PATH Puts PJM on Notice: “We’re Goin’ for the Gold”

Keryn tracks PATH’s filings at FERC.  Yesterday, Keryn reports, AEP/FE filed a document at FERC PJM Interconnection (see Keryn’s correction in comments) ending the coy little game that FE spokesman Tod Meyers played with reporters last week about whether AEP/FE were going to try to make rate payers pay them for their big mistake.

Here’s Keryn’s take on the FERC PJM filing:

PATH says:

“On August 24, 2012, the PJM Board of Managers (“PJM Board”) decided to terminate the Potomac-Appalachian Highline Transmission (“PATH”) Project and remove it from the PJM Regional Transmission Expansion Plan. In accordance with the Federal Energy Regulatory Commission’s (“Commission”) order authorizing the PATH Companies to recover prudently-incurred costs associated with abandonment of the PATH Project for reasons beyond their control, the PATH Companies intend to file, pursuant to Section 205 of the Federal Power Act, revisions to the PATH Formula Rate to allow for recovery of prudently-incurred abandoned plant costs associated with the PATH Project. Following Commission action on the Section 205 filing, the PATH Companies will revise the 2013 PTRR to reflect changes authorized by the Commission.”

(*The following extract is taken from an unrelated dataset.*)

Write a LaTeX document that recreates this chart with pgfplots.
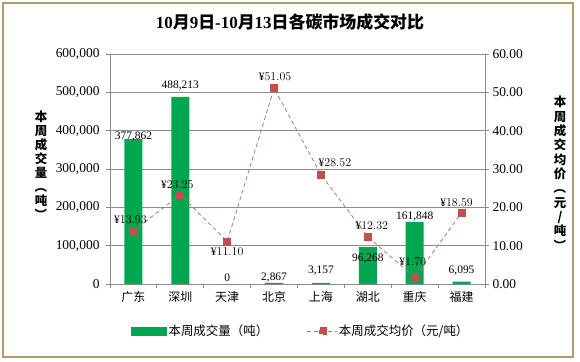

Translation:  We’re going to make a filing to ask FERC’s permission to recover our stranded investment when we get around to it, but in the meantime, we’re going to continue to milk you like nothing happened.  We’ll settle up later (as in much).

So AEP/FE are going for that $130 million that they have sunk into PATH but haven’t been able to extract from our pockets yet.  Meanwhile, they will continue charging us for another $20 million in another annual cost recovery filing for 2013, as Keryn breaks it down:

So, what’s in PATH’s 2013 PTRR that adds up to $20M?  A return (profit) of an additional $12,051,167 that it’s not entitled to.  Administrative and General expenses of $1,964,529 that it’s not entitled to.  “Miscellaneous Transmission Expense” of $237,785 that it’s not entitled to.  There are also allowances for taxes and other expenses that add up to $20M.  But there is no PATH Project in 2013!  How can there be any expenses?  Because PATH still wants you to pick up a share of their parent company expenses that have nothing to do with the PATH Project.  Starting to see how you’ve been ripped off all along now?

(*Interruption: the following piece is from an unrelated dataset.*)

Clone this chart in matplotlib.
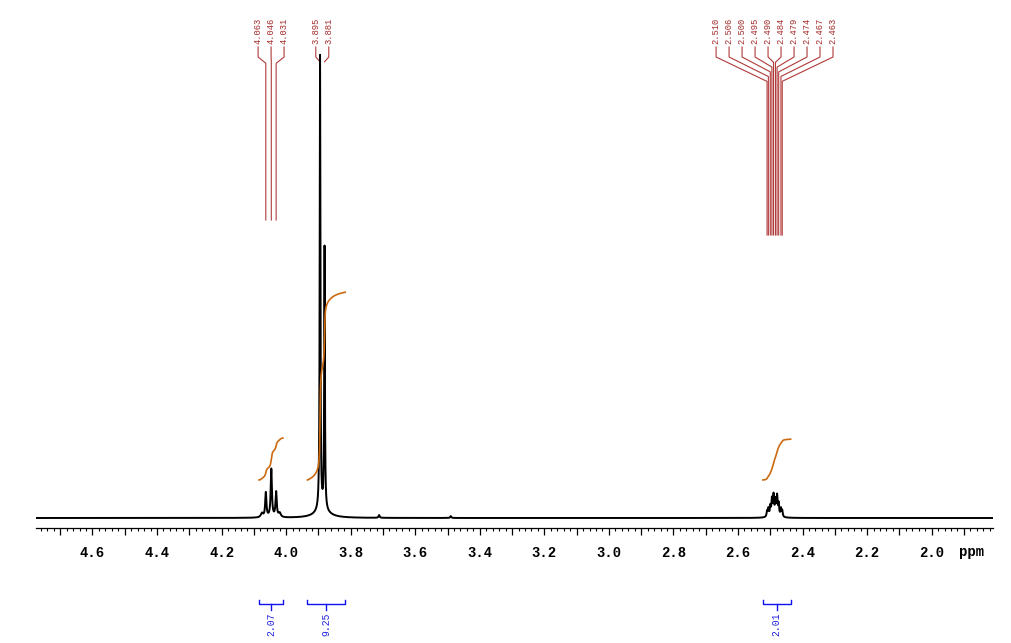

What??!!  AEP/FE want to recovery ongoing costs in 2013 when PATH died on Aug. 28, 2012?  The zombie continues to stalk rate payers.  This is crazy.

As Keryn explains in her post, in order for AEP/FE to recover their other $130 million stranded costs, which are separate from the annual cost recovery filings, federal law and FERC regulations require them to prove two things:  (1) the costs were “prudently incurred” and (2) the abandonment of the project was forced on the companies “for reasons beyond their control.”

Of course, neither of these factors holds true in the PATH case.  A prudent company would never have proposed the project in the first place, and the reasons for the abandonment of PATH were completely within the control of the companies.  They could each have taken steps to eliminate PJM’s problems instead of proposing PATH.

AEP and FirstEnergy continue to ride the PATH gravy train, and you and I are paying for their ticket.  You have Dick Cheney, Ken Lay and the 2005 Republican-controlled Congress to thank for the transmission line “incentives” that built the gravy train railroad.

One thought on “PATH Puts PJM on Notice: “We’re Goin’ for the Gold”

  1. The crazy train is heading for disaster gorge! Actually, PTRRs (yesterday’s filing) are not filed at FERC, but only at PJM as some sort of limp-wristed attempt at “transparency.” I will assume FERC doesn’t have a clue about what PATH is trying to pull now, because it’s just so brazenly clueless I can’t imagine FERC told them to do that. Not only is it way outside anything just and reasonable, it defies logic. PATH never was one to think on their feet and apply problem solving skills to any dilemma it faced, such as what happens when you voluntarily form joint venture shell companies and utilize a formula rate that contains only one project and that one project is abandoned? Is a formula rate still necessary or even logical? PATH just can’t think logically and it’s unfortunate they’re stuck holding a very unique bag right now. Think, PATH, think!!!